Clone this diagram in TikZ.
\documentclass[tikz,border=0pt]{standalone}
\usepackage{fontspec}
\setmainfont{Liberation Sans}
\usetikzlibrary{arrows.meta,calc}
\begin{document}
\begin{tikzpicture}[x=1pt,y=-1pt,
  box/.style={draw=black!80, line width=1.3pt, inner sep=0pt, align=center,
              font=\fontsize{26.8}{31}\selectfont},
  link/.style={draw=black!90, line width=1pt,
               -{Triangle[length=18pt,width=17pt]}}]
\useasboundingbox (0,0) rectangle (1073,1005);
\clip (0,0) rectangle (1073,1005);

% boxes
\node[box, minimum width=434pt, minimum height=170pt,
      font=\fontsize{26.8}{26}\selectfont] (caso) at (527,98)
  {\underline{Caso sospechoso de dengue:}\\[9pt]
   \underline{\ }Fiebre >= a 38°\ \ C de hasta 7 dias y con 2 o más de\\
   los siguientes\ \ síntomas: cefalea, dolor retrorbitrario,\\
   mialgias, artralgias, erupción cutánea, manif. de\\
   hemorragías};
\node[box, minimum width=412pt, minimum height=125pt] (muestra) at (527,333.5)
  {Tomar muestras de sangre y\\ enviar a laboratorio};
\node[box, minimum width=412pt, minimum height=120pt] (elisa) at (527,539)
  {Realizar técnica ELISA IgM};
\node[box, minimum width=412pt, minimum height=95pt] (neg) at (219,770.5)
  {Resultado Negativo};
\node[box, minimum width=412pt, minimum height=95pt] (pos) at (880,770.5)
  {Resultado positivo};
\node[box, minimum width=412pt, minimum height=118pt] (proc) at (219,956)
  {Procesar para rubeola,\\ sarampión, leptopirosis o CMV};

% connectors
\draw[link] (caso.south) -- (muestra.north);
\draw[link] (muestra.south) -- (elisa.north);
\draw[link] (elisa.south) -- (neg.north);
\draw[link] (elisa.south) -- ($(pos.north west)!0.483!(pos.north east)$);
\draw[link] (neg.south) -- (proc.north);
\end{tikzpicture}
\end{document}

____

#### [DIRECTIVE]
The listing above must be transcribed exactly, line by line.

#### [REPLY TO THE TASK]
Clone this diagram in TikZ.
\documentclass[tikz,border=0pt]{standalone}
\usepackage{fontspec}
\setmainfont{Liberation Sans}
\usetikzlibrary{arrows.meta,calc}
\begin{document}
\begin{tikzpicture}[x=1pt,y=-1pt,
  box/.style={draw=black!80, line width=1.3pt, inner sep=0pt, align=center,
              font=\fontsize{26.8}{31}\selectfont},
  link/.style={draw=black!90, line width=1pt,
               -{Triangle[length=18pt,width=17pt]}}]
\useasboundingbox (0,0) rectangle (1073,1005);
\clip (0,0) rectangle (1073,1005);

% boxes
\node[box, minimum width=434pt, minimum height=170pt,
      font=\fontsize{26.8}{26}\selectfont] (caso) at (527,98)
  {\underline{Caso sospechoso de dengue:}\\[9pt]
   \underline{\ }Fiebre >= a 38°\ \ C de hasta 7 dias y con 2 o más de\\
   los siguientes\ \ síntomas: cefalea, dolor retrorbitrario,\\
   mialgias, artralgias, erupción cutánea, manif. de\\
   hemorragías};
\node[box, minimum width=412pt, minimum height=125pt] (muestra) at (527,333.5)
  {Tomar muestras de sangre y\\ enviar a laboratorio};
\node[box, minimum width=412pt, minimum height=120pt] (elisa) at (527,539)
  {Realizar técnica ELISA IgM};
\node[box, minimum width=412pt, minimum height=95pt] (neg) at (219,770.5)
  {Resultado Negativo};
\node[box, minimum width=412pt, minimum height=95pt] (pos) at (880,770.5)
  {Resultado positivo};
\node[box, minimum width=412pt, minimum height=118pt] (proc) at (219,956)
  {Procesar para rubeola,\\ sarampión, leptopirosis o CMV};

% connectors
\draw[link] (caso.south) -- (muestra.north);
\draw[link] (muestra.south) -- (elisa.north);
\draw[link] (elisa.south) -- (neg.north);
\draw[link] (elisa.south) -- ($(pos.north west)!0.483!(pos.north east)$);
\draw[link] (neg.south) -- (proc.north);
\end{tikzpicture}
\end{document}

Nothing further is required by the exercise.